「源平物語」を多様な演芸で 「霜乃会」本公演

 上方伝統芸能の若手伝承者で作る横断的交流会「霜(そう)乃会」の年に一度の本公演「霜華咲(そうのはなさく)」が5月6、7日の両日、大阪・日本橋の国立文楽劇場小ホールで「源平物語」をテーマに行われる。

 霜乃会は、落語や講談、浪曲の大衆芸能から文楽、能の伝統芸能をはじめ、華道、茶道の伝統文化まで計9人が参加して2017年に発足。毎月数人ずつ組み合わせを替えてライブを開催。年に1回統一テーマを決めて一堂に会している。

 源氏と平家の戦いをテーマにしたさまざまな演芸は、日本では歌舞伎を含めた長年の伝統がある。講談の旭堂南龍は「今は実際にウクライナ侵攻の真っ最中で戦争にまつわる出来事を美化できない時代。私はあえて活劇にせず、那須余一を選んで優美に仕上げました」と説明。また今年初めに発表された令和4年文化庁芸術祭(大衆芸能部門)新人賞を受けた浪曲の京山幸太は「この源平というテーマは浪曲では比較的演目が少ない。そこで牛若丸の“弁慶五条の橋”を選びました。
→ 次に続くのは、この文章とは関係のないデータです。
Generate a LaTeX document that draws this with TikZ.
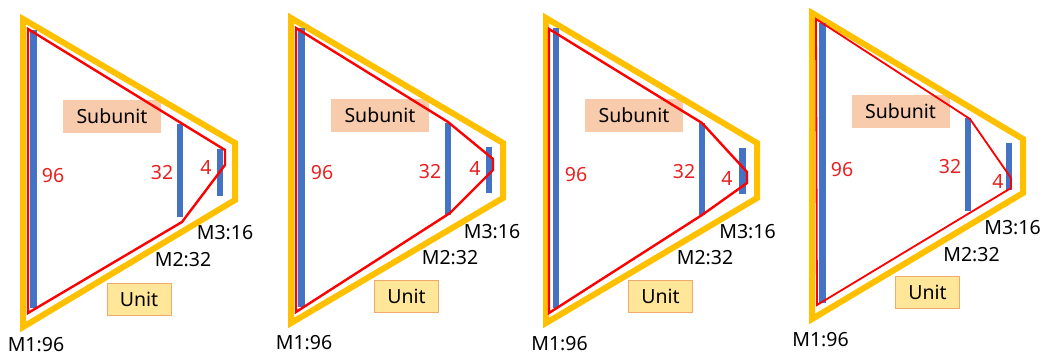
\documentclass[tikz,border=0pt]{standalone}
\usepackage{fontspec}
\setmainfont{Noto Sans}

\definecolor{frameorange}{RGB}{255,192,0}
\definecolor{barblue}{RGB}{68,114,196}
\definecolor{routered}{RGB}{255,0,0}
\definecolor{numred}{RGB}{232,32,32}
\definecolor{subfill}{RGB}{248,203,173}
\definecolor{unitfill}{RGB}{255,230,153}
\definecolor{unitline}{RGB}{240,170,110}

\tikzset{
  frame/.style={draw=frameorange, line width=6pt},
  bar/.style={fill=barblue},
  route/.style={draw=routered, line width=2.4pt},
  lbl/.style={font=\fontsize{19.5}{22}\selectfont, inner sep=0pt},
  num/.style={lbl, text=numred},
  subbox/.style={lbl, fill=subfill, minimum width=98pt, minimum height=33pt},
  unitbox/.style={lbl, fill=unitfill, draw=unitline, line width=1pt, minimum width=64pt, minimum height=32pt},
}

\begin{document}
\begin{tikzpicture}[x=1pt, y=-1pt]
\useasboundingbox (0,0) rectangle (1045,356);

% panel 1
\node[subbox] (sub1) at (112,116.5) {Subunit};
\node[unitbox] (unit1) at (139,299) {Unit};
\draw[frame] (23,19) -- (235,143) -- (235,200) -- (23,327) -- cycle;
\fill[bar] (30,30) rectangle (37,308);
\fill[bar] (177,124) rectangle (183,217);
\fill[bar] (217,149) rectangle (223,196);
\draw[route] (28,29) -- (225,150) -- (225,165) -- (182,222) -- (28,313) -- cycle;
	\node[num] (n96a) at (53,176) {96};
	\node[num] (n32a) at (162,173) {32};
	\node[num] (n4a) at (206,167) {4};
	\node[lbl] (m1a) at (36,345) {M1:96};
	\node[lbl] (m2a) at (183,260) {M2:32};
	\node[lbl] (m3a) at (225,233) {M3:16};

% panel 2
\node[subbox] (sub2) at (380,115) {Subunit};
\node[unitbox] (unit2) at (406.5,296.5) {Unit};
\draw[frame] (291,18) -- (503,143) -- (503,198) -- (291,323) -- cycle;
\fill[bar] (298,28) rectangle (305,307);
\fill[bar] (445,123) rectangle (451,215);
\fill[bar] (486,147) rectangle (492,193);
\draw[route] (296,28) -- (448,122) -- (493,159) -- (493,170) -- (450,213) -- (296,312) -- cycle;
	\node[num] (n96b) at (322,173) {96};
	\node[num] (n32b) at (430,172) {32};
	\node[num] (n4b) at (475,168) {4};
	\node[lbl] (m1b) at (304,343) {M1:96};
	\node[lbl] (m2b) at (450,258) {M2:32};
	\node[lbl] (m3b) at (492,232) {M3:16};

% panel 3
\node[subbox] (sub3) at (634,115.5) {Subunit};
\node[unitbox] (unit3) at (660.5,296.5) {Unit};
\draw[frame] (546,18) -- (757,143) -- (757,198) -- (546,323) -- cycle;
\fill[bar] (553,28) rectangle (559,308);
\fill[bar] (699,123) rectangle (705,215);
\fill[bar] (739,148) rectangle (746,194);
\draw[route] (549,29) -- (702,123) -- (747,172) -- (747,183) -- (702,215) -- (549,313) -- cycle;
	\node[num] (n96c) at (576,175) {96};
	\node[num] (n32c) at (684,172) {32};
	\node[num] (n4c) at (727,178) {4};
	\node[lbl] (m1c) at (559.5,344) {M1:96};
	\node[lbl] (m2c) at (705,258) {M2:32};
	\node[lbl] (m3c) at (747.5,232) {M3:16};

% panel 4
\node[subbox] (sub4) at (900.5,111) {Subunit};
\node[unitbox] (unit4) at (927.5,292.5) {Unit};
\draw[frame] (812,13) -- (1023,139) -- (1023,193) -- (812,319) -- cycle;
\fill[bar] (819,23) rectangle (826,303);
\fill[bar] (965,118) rectangle (971,211);
\fill[bar] (1006,143) rectangle (1012,190);
\draw[route, line width=1.8pt] (816,19) -- (970,119) -- (1011,178) -- (1011,188) -- (817,305) -- cycle;
	\node[num] (n96d) at (842,170) {96};
	\node[num] (n32d) at (950,167) {32};
	\node[num] (n4d) at (998,181) {4};
	\node[lbl] (m1d) at (820.5,340) {M1:96};
	\node[lbl] (m2d) at (971.5,255) {M2:32};
	\node[lbl] (m3d) at (1012.5,228) {M3:16};
\end{tikzpicture}
\end{document}
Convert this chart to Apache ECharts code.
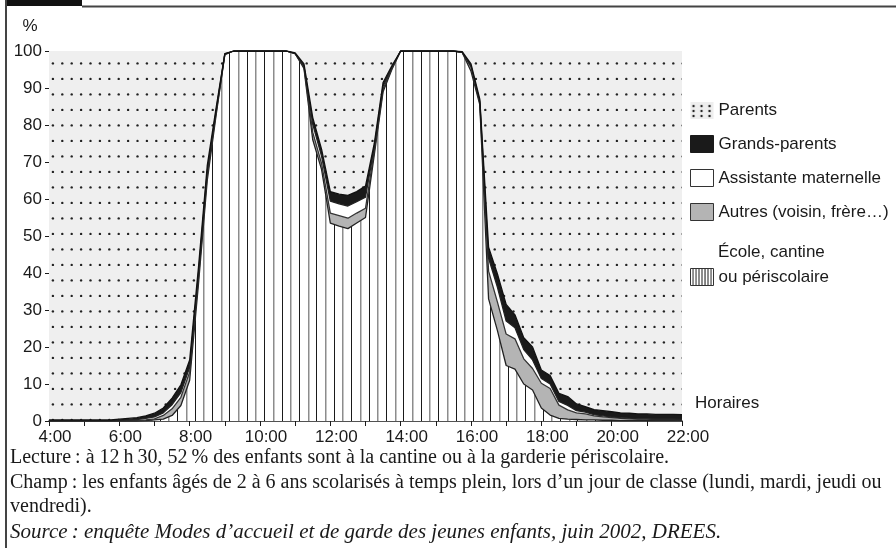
<!DOCTYPE html>
<html lang="fr">
<head>
<meta charset="utf-8">
<title>Modes de garde selon l'heure</title>
<script src="https://cdn.jsdelivr.net/npm/echarts@6.0.0/dist/echarts.min.js"></script>
<style>
  html, body { margin: 0; padding: 0; background: #fff; }
  #chart { width: 896px; height: 548px; }
</style>
</head>
<body>
<div id="chart"></div>
<script>
// quarter-hour steps, 4:00 to 22:00
const times = [
  '4:00', '4:15', '4:30', '4:45', '5:00', '5:15', '5:30', '5:45',
  '6:00', '6:15', '6:30', '6:45', '7:00', '7:15', '7:30', '7:45',
  '8:00', '8:15', '8:30', '8:45', '9:00', '9:15', '9:30', '9:45',
  '10:00', '10:15', '10:30', '10:45', '11:00', '11:15', '11:30', '11:45',
  '12:00', '12:15', '12:30', '12:45', '13:00', '13:15', '13:30', '13:45',
  '14:00', '14:15', '14:30', '14:45', '15:00', '15:15', '15:30', '15:45',
  '16:00', '16:15', '16:30', '16:45', '17:00', '17:15', '17:30', '17:45',
  '18:00', '18:15', '18:30', '18:45', '19:00', '19:15', '19:30', '19:45',
  '20:00', '20:15', '20:30', '20:45', '21:00', '21:15', '21:30', '21:45',
  '22:00'
];

// % of children, stacked bottom to top
const ecole = [
  0, 0, 0, 0, 0, 0, 0, 0,
  0, 0, 0, 0.1, 0.3, 0.5, 1.5, 4.2,
  11, 37, 65, 82.5, 99, 100, 100, 100,
  100, 100, 100, 100, 99.3, 95.3, 76, 68,
  53.5, 52.7, 52, 53.5, 55, 72, 89, 95,
  100, 100, 100, 100, 100, 100, 100, 99.6,
  94.5, 85.5, 33, 24.5, 15, 14, 10, 8.4,
  3.5, 1.6, 0.7, 0.5, 0.4, 0.3, 0.3, 0.2,
  0.2, 0.1, 0.1, 0.1, 0.1, 0.1, 0.1, 0.1,
  0.1
];
const autres = [
  0, 0, 0, 0, 0, 0, 0, 0,
  0, 0.1, 0.1, 0.2, 0.3, 1.0, 1.8, 2.2,
  2.2, 1.6, 1.5, 0.7, 0.1, 0, 0, 0,
  0, 0, 0, 0, 0, 0.4, 2, 1.6,
  2.7, 2.8, 2.8, 2.7, 2.5, 1, 0.7, 0.3,
  0, 0, 0, 0, 0, 0, 0, 0,
  1.2, 0.5, 7.5, 7.7, 8.5, 8.2, 6.8, 5.8,
  6.7, 7.2, 3.6, 2.5, 1.8, 1.6, 1.1, 0.9,
  0.7, 0.6, 0.5, 0.4, 0.4, 0.3, 0.3, 0.3,
  0.2
];
const assistante = [
  0.1, 0.1, 0.1, 0.1, 0.1, 0.1, 0.1, 0.1,
  0.2, 0.2, 0.3, 0.4, 0.5, 0.7, 1.1, 1.3,
  1.3, 1.2, 1.0, 0.5, 0.1, 0, 0, 0,
  0, 0, 0, 0, 0, 0.3, 2.2, 2,
  3.2, 3.2, 3.3, 3.1, 3, 1, 0.8, 0.3,
  0, 0, 0, 0, 0, 0, 0, 0,
  0.3, 0.4, 3.5, 4.0, 3.5, 3, 2.5, 2.3,
  1.3, 1.2, 1.0, 1.2, 0.6, 0.5, 0.3, 0.3,
  0.2, 0.2, 0.2, 0.1, 0.1, 0.1, 0.1, 0.1,
  0.1
];
const grandsParents = [
  0.2, 0.2, 0.2, 0.2, 0.2, 0.2, 0.2, 0.2,
  0.3, 0.4, 0.5, 0.7, 1.0, 1.3, 1.8, 2.1,
  2.0, 1.7, 1.5, 0.8, 0.1, 0, 0, 0,
  0, 0, 0, 0, 0.2, 0.5, 1.8, 1.9,
  2.6, 2.6, 2.9, 2.7, 3, 1, 1, 0.4,
  0, 0, 0, 0, 0, 0, 0, 0.2,
  0.5, 0.6, 3, 3.6, 4.5, 3.5, 3.2, 3.5,
  2.3, 2.3, 2.2, 2.4, 1.8, 1.5, 1.4, 1.4,
  1.4, 1.3, 1.3, 1.3, 1.3, 1.3, 1.3, 1.3,
  1.3
];
const parents = [
  99.7, 99.7, 99.7, 99.7, 99.7, 99.7, 99.7, 99.7,
  99.5, 99.3, 99.1, 98.6, 97.9, 96.5, 93.8, 90.2,
  83.5, 58.5, 31, 15.5, 0.7, 0, 0, 0,
  0, 0, 0, 0, 0.5, 3.5, 18, 26.5,
  38, 38.7, 39, 38, 36.5, 25, 8.5, 4,
  0, 0, 0, 0, 0, 0, 0, 0.2,
  3.5, 13, 53, 60.2, 68.5, 71.3, 77.5, 80,
  86.2, 87.7, 92.5, 93.4, 95.4, 96.1, 96.9, 97.2,
  97.5, 97.8, 97.9, 98.1, 98.1, 98.2, 98.2, 98.2,
  98.3
];

const SANS = "'Liberation Sans', Arial, sans-serif";
const SERIF = "'Liberation Serif', 'Times New Roman', serif";
const INK = '#1a1a1a';

// fill patterns
function stripeTile() {
  const c = document.createElement('canvas');
  c.width = 87;
  c.height = 4;
  const ctx = c.getContext('2d');
  ctx.fillStyle = '#fff';
  ctx.fillRect(0, 0, 87, 4);
  for (let k = 0; k < 10; k++) {
    ctx.fillStyle = k % 2 ? '#8c8c8c' : '#1a1a1a';
    ctx.fillRect(Math.round(3.1 + 8.7 * k), 0, k % 2 ? 1.5 : 1, 4);
  }
  return c;
}

function dotTile() {
  const c = document.createElement('canvas');
  c.width = 47;
  c.height = 31;
  const ctx = c.getContext('2d');
  ctx.fillStyle = '#efefef';
  ctx.fillRect(0, 0, 47, 31);
  ctx.fillStyle = '#222';
  [1.4, 16.9].forEach((y) => {
    for (let k = 0; k < 5; k++) {
      ctx.beginPath();
      ctx.arc(5.9 + 9.4 * k, y, 1.2, 0, Math.PI * 2);
      ctx.fill();
    }
  });
  return c;
}

function dotIcon() {
  const c = document.createElement('canvas');
  c.width = 23;
  c.height = 17;
  const ctx = c.getContext('2d');
  ctx.fillStyle = '#eeeeee';
  ctx.fillRect(0, 0, 23, 17);
  ctx.fillStyle = '#222';
  [3, 11, 19].forEach((x) => {
    [4, 9, 14].forEach((y) => {
      ctx.beginPath();
      ctx.arc(x, y, 1.2, 0, Math.PI * 2);
      ctx.fill();
    });
  });
  return c;
}

function stripeIcon() {
  const c = document.createElement('canvas');
  c.width = 23;
  c.height = 17;
  const ctx = c.getContext('2d');
  ctx.fillStyle = '#fff';
  ctx.fillRect(0, 0, 23, 17);
  ctx.fillStyle = '#1a1a1a';
  for (let x = 2; x < 23; x += 3) ctx.fillRect(x, 0, 1, 17);
  return c;
}

const stripeFill = { image: stripeTile(), repeat: 'repeat' };
const dotFill = { image: dotTile(), repeat: 'repeat' };

const NAMES = {
  ecole: 'École, cantine ou périscolaire',
  autres: 'Autres (voisin, frère…)',
  assistante: 'Assistante maternelle',
  gp: 'Grands-parents',
  parents: 'Parents',
};

function layer(name, data, fill, lineColor) {
  return {
    name: name,
    type: 'line',
    stack: 'total',
    data: data,
    symbol: 'none',
    showSymbol: false,
    lineStyle: { color: lineColor, width: lineColor ? 1.3 : 0 },
    itemStyle: { color: lineColor || '#efefef' },
    areaStyle: { color: fill, opacity: 1 },
    emphasis: { disabled: true },
  };
}

const chart = echarts.init(document.getElementById('chart'), null, { renderer: 'canvas' });

chart.setOption({
  animation: false,
  backgroundColor: '#fff',
  textStyle: { fontFamily: SANS, color: INK },
  grid: { left: 49, right: 214, top: 51, bottom: 127 },
  legend: [
    {
      orient: 'vertical',
      left: 690,
      top: 102,
      padding: 0,
      itemWidth: 23,
      itemHeight: 17,
      itemGap: 16,
      icon: 'rect',
      selectedMode: false,
      textStyle: { fontFamily: SANS, fontSize: 17, color: INK },
      data: [
        { name: NAMES.parents, itemStyle: { color: { image: dotIcon(), repeat: 'repeat' }, borderWidth: 0 } },
        { name: NAMES.gp, itemStyle: { color: '#1a1a1a', borderColor: '#1a1a1a', borderWidth: 1 } },
        { name: NAMES.assistante, itemStyle: { color: '#fff', borderColor: '#333', borderWidth: 1 } },
        { name: NAMES.autres, itemStyle: { color: '#b4b4b4', borderColor: '#333', borderWidth: 1 } },
      ],
    },
    {
      orient: 'vertical',
      left: 690,
      top: 268,
      padding: 0,
      itemWidth: 23,
      itemHeight: 17,
      icon: 'rect',
      selectedMode: false,
      textStyle: { fontFamily: SANS, fontSize: 17, color: INK },
      formatter: () => 'ou périscolaire',
      data: [
        { name: NAMES.ecole, itemStyle: { color: { image: stripeIcon(), repeat: 'repeat' }, borderColor: '#333', borderWidth: 1 } },
      ],
    },
  ],
  xAxis: {
    type: 'category',
    data: times,
    boundaryGap: false,
    name: 'Horaires',
    nameLocation: 'end',
    nameGap: 13,
    nameTextStyle: { fontFamily: SANS, fontSize: 17, color: INK, verticalAlign: 'bottom', padding: [0, 0, 9, 0] },
    axisLine: { lineStyle: { color: INK, width: 1.5 } },
    axisTick: { interval: (i) => i % 4 === 0, length: 5, lineStyle: { color: INK } },
    axisLabel: {
      interval: (i) => i % 8 === 0,
      fontFamily: SANS,
      fontSize: 17,
      color: INK,
      margin: 8,
      padding: [0, 0, 0, 12],
    },
    splitLine: { show: false },
  },
  yAxis: {
    type: 'value',
    min: 0,
    max: 100,
    interval: 10,
    name: '%',
    nameLocation: 'end',
    nameGap: 16,
    nameTextStyle: { fontFamily: SANS, fontSize: 17, color: INK, align: 'center', padding: [0, 38, 0, 0] },
    axisLine: { show: false },
    axisTick: { show: true, length: 4, lineStyle: { color: INK } },
    axisLabel: { fontFamily: SANS, fontSize: 17, color: INK, margin: 7 },
    splitLine: { show: false },
  },
  series: [
    layer(NAMES.ecole, ecole, stripeFill, '#222'),
    layer(NAMES.autres, autres, '#b4b4b4', '#333'),
    layer(NAMES.assistante, assistante, '#ffffff', '#222'),
    layer(NAMES.gp, grandsParents, '#1a1a1a', '#111'),
    layer(NAMES.parents, parents, dotFill, null),
  ],
  graphic: [
    { type: 'rect', shape: { x: 6, y: 0, width: 76, height: 6 }, style: { fill: '#111' } },
    { type: 'line', shape: { x1: 82, y1: 6.5, x2: 896, y2: 6.5 }, style: { stroke: '#444', lineWidth: 2 } },
    { type: 'line', shape: { x1: 6, y1: 0, x2: 6, y2: 548 }, style: { stroke: '#444', lineWidth: 2 } },
    {
      type: 'text', x: 718, y: 252,
      style: { text: 'École, cantine', font: '17px ' + SANS, fill: INK, verticalAlign: 'middle' },
    },
    {
      type: 'text', x: 10, y: 458, style: {
        text: 'Lecture\u2009: à 12\u2009h\u200930, 52\u2009% des enfants sont à la cantine ou à la garderie périscolaire.',
        font: '20px ' + SERIF, fill: INK, verticalAlign: 'middle',
      },
    },
    {
      type: 'text', x: 10, y: 483, style: {
        text: 'Champ\u2009: les enfants âgés de 2 à 6 ans scolarisés à temps plein, lors d’un jour de classe (lundi, mardi, jeudi ou',
        font: '20px ' + SERIF, fill: INK, verticalAlign: 'middle',
      },
    },
    {
      type: 'text', x: 10, y: 507, style: {
        text: 'vendredi).',
        font: '20px ' + SERIF, fill: INK, verticalAlign: 'middle',
      },
    },
    {
      type: 'text', x: 10, y: 532, style: {
        text: 'Source\u2009: enquête Modes d’accueil et de garde des jeunes enfants, juin 2002, DREES.',
        font: 'italic 21px ' + SERIF, fill: INK, verticalAlign: 'middle',
      },
    },
  ],
});
</script>
</body>
</html>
他の世界の方々と一緒にやることで創意工夫を覚え、とても刺激になって役立ってます」と感慨深げ。

 この会での文楽は素浄瑠璃と呼ばれる人形を遣わずに演じるが、語りの竹本碩太夫は「一つの芸の持ち時間は15分ずつぐらい。ギュッと圧縮して」と話し、能のシテ方今村哲朗は「堅苦しくない内容で華やかな内容選んで」と工夫。

 全体をつなぐ進行役は落語家の桂紋四郎が務め、全体で2時間程度に納める予定で「文楽劇場は伝統芸に向く作り。上方の伝統芸能を多くの方に知ってほしい」と話している。